FAMU’s town hall engages students


Thursday Florida A&M University held its first town hall meeting for the school year. 

In the universities ongoing effort to end hazing, students were welcomed by a host of panelists in the Alfred Lawson Multipurpose Center, ready to discuss the importance of FAMU recognizing the change needed to stop hazing.

“I think students need to be educated on what hazing is a little bit more,” said Felicia Barnes, a coordinator in student affairs. “I think we have been touching it, but we needed to get the whole student body involved. Having this and letting them know that we are committed to ending hazing; we want them to be just as serious as the university.”

As panelists were asked what they define as hazing, Hank Nuwer, a researcher and author on hazing, defined it as “an equal opportunity of disgrace.”

“It [hazing] is newsworthy because it is often a collision of the strange and the bizarre,” Nuwer said.

He assured FAMU that it is not alone in the practice of hazing, but it can spark the change to end it. “Florida A&M has the chance to change the culture of society in general.”

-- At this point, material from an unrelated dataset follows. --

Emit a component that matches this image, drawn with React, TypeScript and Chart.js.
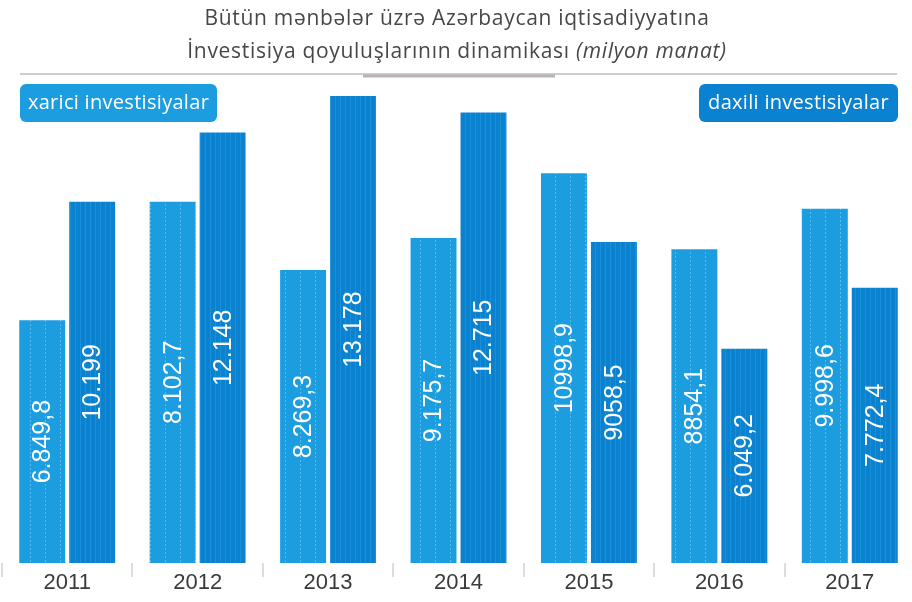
import React, { useEffect, useRef } from "react";
import { Chart, registerables } from "chart.js";

Chart.register(...registerables);

const years = ["2011", "2012", "2013", "2014", "2015", "2016", "2017"];
// bar heights as drawn in the picture
const foreignValues = [6849.8, 10200, 8269.3, 9175.7, 10998.9, 8854.1, 9998.6];
const domesticValues = [10199, 12148, 13178, 12715, 9058.5, 6049.2, 7772.4];
// printed labels
const foreignLabels = ["6.849,8", "8.102,7", "8.269,3", "9.175,7", "10998,9", "8854,1", "9.998,6"];
const domesticLabels = ["10.199", "12.148", "13.178", "12.715", "9058,5", "6.049,2", "7.772,4"];

const seriesNames = ["xarici investisiyalar", "daxili investisiyalar"];
const titleLine1 = "Bütün mənbələr üzrə Azərbaycan iqtisadiyyatına";
const titleLine2a = "İnvestisiya qoyuluşlarının dinamikası ";
const titleLine2b = "(milyon manat)";

const LIGHT = "#1b9de0";
const DARK = "#0b82cf";

function makePattern(base: string, stripe: string, period: number, dotted: boolean) {
  const c = document.createElement("canvas");
  c.width = period;
  c.height = 4;
  const g = c.getContext("2d")!;
  g.fillStyle = base;
  g.fillRect(0, 0, period, 4);
  g.fillStyle = stripe;
  if (dotted) {
    g.fillRect(0, 0, 1, 2);
  } else {
    g.fillRect(0, 0, 1, 4);
  }
  return g.createPattern(c, "repeat")!;
}

const overlayPlugin = {
  id: "overlay",
  beforeDraw(chart: any) {
    const ctx = chart.ctx as CanvasRenderingContext2D;
    ctx.save();
    const cx = 457;
    ctx.fillStyle = "#474747";
    ctx.textBaseline = "alphabetic";
    ctx.textAlign = "left";
    (ctx as any).letterSpacing = "0.7px";
    ctx.font = '21px "Open Sans"';
    const w1 = ctx.measureText(titleLine1).width;
    ctx.fillText(titleLine1, cx - w1 / 2, 25);
    const wa = ctx.measureText(titleLine2a).width;
    ctx.font = 'italic 21px "Open Sans"';
    const wb = ctx.measureText(titleLine2b).width;
    const sx = cx - (wa + wb) / 2;
    ctx.font = '21px "Open Sans"';
    ctx.fillText(titleLine2a, sx, 58);
    ctx.font = 'italic 21px "Open Sans"';
    ctx.fillText(titleLine2b, sx + wa, 58);
    (ctx as any).letterSpacing = "0px";

    // separator line
    ctx.strokeStyle = "#cfcccc";
    ctx.lineWidth = 2;
    ctx.beginPath();
    ctx.moveTo(20, 74);
    ctx.lineTo(897, 74);
    ctx.stroke();
    ctx.strokeStyle = "#b9b3b3";
    ctx.lineWidth = 3;
    ctx.beginPath();
    ctx.moveTo(363, 76);
    ctx.lineTo(555, 76);
    ctx.stroke();

    // legend boxes
    const boxes = [
      { x: 20, w: 197, color: LIGHT },
      { x: 699, w: 199, color: DARK },
    ];
    chart.data.datasets.forEach((ds: any, i: number) => {
      const b = boxes[i];
      ctx.fillStyle = b.color;
      ctx.beginPath();
      (ctx as any).roundRect(b.x, 84, b.w, 38, 6);
      ctx.fill();
      ctx.fillStyle = "#ffffff";
      ctx.font = '20px "Open Sans"';
      (ctx as any).letterSpacing = "0.3px";
      ctx.textAlign = "center";
      ctx.textBaseline = "middle";
      ctx.fillText(ds.label, b.x + b.w / 2, 103);
      (ctx as any).letterSpacing = "0px";
    });
    ctx.restore();
  },
  afterDatasetsDraw(chart: any) {
    const ctx = chart.ctx as CanvasRenderingContext2D;
    const labelSets = [foreignLabels, domesticLabels];
    ctx.save();
    ctx.fillStyle = "#ffffff";
    ctx.font = '25px "Liberation Sans"';
    ctx.textAlign = "center";
    ctx.textBaseline = "middle";
    chart.data.datasets.forEach((_ds: any, i: number) => {
      const meta = chart.getDatasetMeta(i);
      meta.data.forEach((el: any, j: number) => {
        const x = el.x + 1;
        const y = (el.y + el.base) / 2;
        ctx.save();
        ctx.translate(x, y);
        ctx.rotate(-Math.PI / 2);
        ctx.fillText(labelSets[i][j], 0, 0);
        ctx.restore();
      });
    });
    ctx.restore();
  },
};

export default function App() {
  const ref = useRef<HTMLCanvasElement>(null);
  useEffect(() => {
    const lightPat = makePattern(LIGHT, "#58b9ea", 15, true);
    const darkPat = makePattern(DARK, "#1a90d8", 5, false);
    const chart = new Chart(ref.current!, {
      type: "bar",
      data: {
        labels: years,
        datasets: [
          {
            label: seriesNames[0],
            data: foreignValues,
            backgroundColor: lightPat as any,
            categoryPercentage: 0.766,
            barPercentage: 0.92,
          },
          {
            label: seriesNames[1],
            data: domesticValues,
            backgroundColor: darkPat as any,
            categoryPercentage: 0.766,
            barPercentage: 0.92,
          },
        ],
      },
      options: {
        animation: false,
        responsive: true,
        maintainAspectRatio: false,
        layout: { padding: { top: 67, left: 2, right: 2, bottom: 0 } },
        plugins: {
          legend: { display: false },
          title: { display: false },
          tooltip: { enabled: false },
        },
        scales: {
          x: {
            border: { display: false },
            grid: {
              drawOnChartArea: false,
              drawTicks: true,
              tickLength: 14,
              color: "#dcdcdc",
              lineWidth: 2,
            },
            ticks: {
              color: "#3a3a3a",
              padding: -7,
              font: { family: '"Liberation Sans"', size: 22 },
            },
            afterFit(scale: any) {
              scale.height = 39;
            },
          },
          y: {
            display: false,
            min: 0,
            max: 14000,
          },
        },
      },
      plugins: [overlayPlugin],
    });
    return () => chart.destroy();
  }, []);
  return (
    <div style={{ position: "fixed", left: 0, top: 0, width: 912, height: 602, overflow: "hidden", background: "#fff" }}>
      <div style={{ position: "relative", width: 917, height: 602 }}>
        <canvas ref={ref} />
      </div>
    </div>
  );
}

Panelists gave comments on ways students can bring hazing to an end and Dr. Na’Im Akbar, a clinical African-American psychologist, received a round of applause as he said, “It starts with self-knowledge, leads to self-love, which leads to self-respect.”

Elizabeth Allan, a professor of higher education research at the University of Maine, informed students that if they are not helping to resolve practices of hazing, then they are apart of the problem.

“The good news is there are many ways you can be apart of the solution”, Allan said. “You can make an attempt to learn about hazing and share your knowledge with others through social media and outreach to local schools. You can accept the challenge of working with your peers to develop alternatives to hazing traditions and you can refuse to be a bystander.”

The meeting also instilled awareness of hazing among FAMU students as well. Taurris Wilkes, a senior in political science, from Camilla Ga. said, “I made a recommitment to anti-hazing and spreading the word out to everybody and making sure hazing is no longer.”

Ashley Bruce, 20 year-old, pre-pharmacy student from, plans on making her personal commitment even though she is not in an organization, “Hazing is wrong,” Bruce said. “No one should make you do anything you don’t want to do. That’s violating your rights.”

The FAMU Marching  “100” band was in attendance as well as the band president, Brandon Cunningham, who asked band members in the crowd to stand in honor of their commitment to end hazing.

“We have to put FAMU before everything that we do,” Cunningham said. “Before you are a member of an organization, you are a member at FAMU.

The President of the Marching “100” Alumni Band Association Victor Gaines also took the opportunity to acknowledge the band as his first time speaking out on the topic of hazing. “Those students of the Marching “100 ” that are here I thank you all for your tenacity, your doing the right thing. I want to be one of the first people to be there on the field when you return,” Gaines said.

As FAMU’s Interim Dean Larry Robinson, gave closing remarks, students were asked to answer poll questions geared toward their views on hazing. When asked if students were likely to report hazing if they witnessed it, 67% of students responded “likely” that they would.